Inexperience and weather were key factors in a climbing accident that killed three climbers and severely injured another in the North Cascades this spring.
48-year-old Vishnu Irigireddy of Renton, 63-year-old Tim Nguyen of Renton and 36-year-old Oleksander Martynenko of Bellevue died while descending a mountain in the Okanogan-Wenatchee Forest in May.
Their friend and fellow climber survived, even though all four were roped together.
That climber has been identified as Anton Tselykh who suffered broken ribs and a cracked skull in the accident.
The U.S. Forest Service and Okanogan County issued a report this week, detailing what happened, calling it a “catastrophic rappel anchor failure.”
According to the report, the four climbers spent 11 hours trying to reach the summit of North Early Winters Spires, a 7,760 ft granite spire.
Because of deteriorating weather and waning daylight, they decided to abandon the summit attempt and head down.
“It was evening,” the report says. “The climbing had taken longer than anticipated, and it had started to snow.”
The climbers sent a message to a friend using InReach, a satellite communications tool, then began their descent.
The report says the team was using a series of rappels and 60-meter ropes. Their ascent was in teams of two, but the report says they descended as a single team of four.
The climbers had issues securing anchors into the rocks before finally deciding to attach their ropes to a single piton, which is a peg or spike driven into the rock to support a climber or rope.
“According to the survivor’s recount, the team did not discuss the adequacy of the piton as a single anchor point,” the report says.
After just a few seconds of one climber rappelling, the anchor failed and came out of the rock, causing all four climbers to fall.
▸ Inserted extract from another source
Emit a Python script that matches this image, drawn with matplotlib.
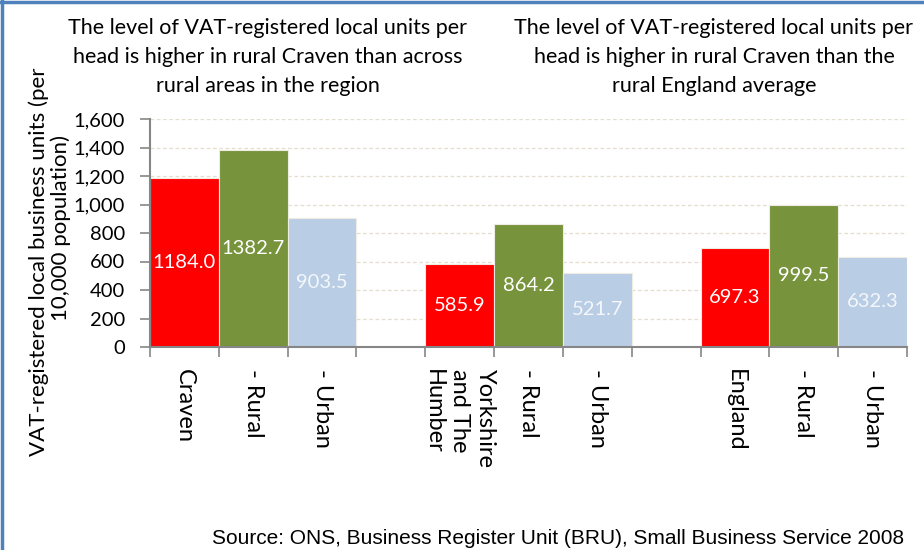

“It is estimated that the team fell between 100-200ft before reaching the ramp of snow, then fell an additional 400-500ft down the steep snow and rock slope before coming to rest just below treeline at an elevation of 6,148ft,” the report says.
Tselykh lost consciousness for several hours, then woke up to find two fellow climbers dead.
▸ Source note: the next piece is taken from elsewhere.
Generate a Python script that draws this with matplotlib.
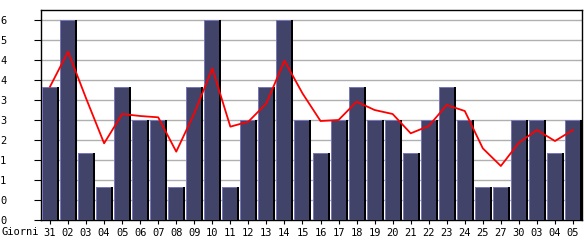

“There are no solid indicators as to how Climber 4 survived the fall, as Climbers 1, 2, and 4 all fell from the same height and were attached to the piton similarly,” it says.
Tselykh could not find the headlamp and got down from the mountain in the dark, eventually driving to town and calling to report the accident. He told the Methow Valley News it took him nine hours to get back to his car.
The conclusions
The report says it’s not clear exactly how much experience the team had with this type of route, but the surviving climber said “none of the climbers had a high level of experience with this genre of mixed snow/ice/rock alpine climbing.”
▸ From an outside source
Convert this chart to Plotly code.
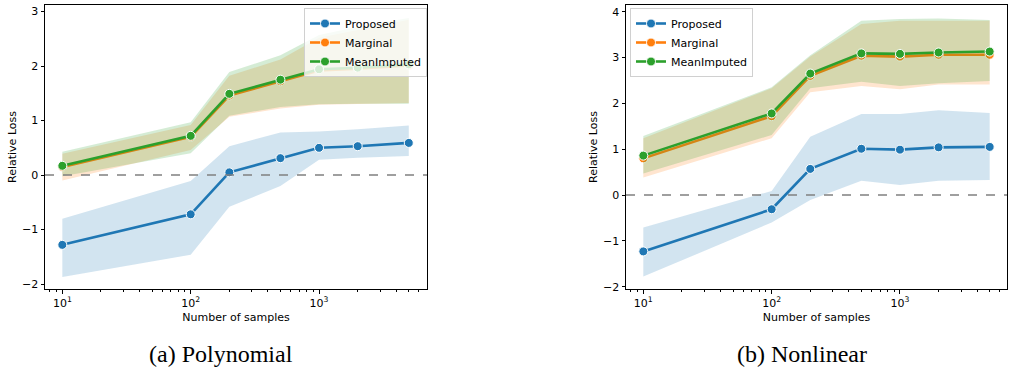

The report also says the route is typically recommended for climbing in the very early spring.
“This route should never be attempted during warm temperatures or times of high avalanche danger. It’s mandatory that the freezing level is staying below 5,000ft for this route to be safely attempted,” a guidebook says.
On the days of the climb, temperatures were between 40 and 53 degrees.
The report goes into a deeper analysis of the piton that failed, which was recovered by first responders. They found no obvious flaws with the piton itself, but instead focused on its placement.
The report writes of a trap known as the “expert halo” where one of the people on the team takes a role as leader and others on the team are less likely to question them.
“The less experienced Climber 4 stated that they had assumed that Climber 3 had assessed the single piton on the fourth rappel, and that no discussion occurred to bring the single-point anchor into question. It is otherwise unknown to what extent the expert halo cognitive bias may have contributed towards the team’s decision to use the single piton as their final rappel anchor.”
The report also cites a trend in mountain accidents of people making errors later in the day, in part because of fatigue and a sense of urgency.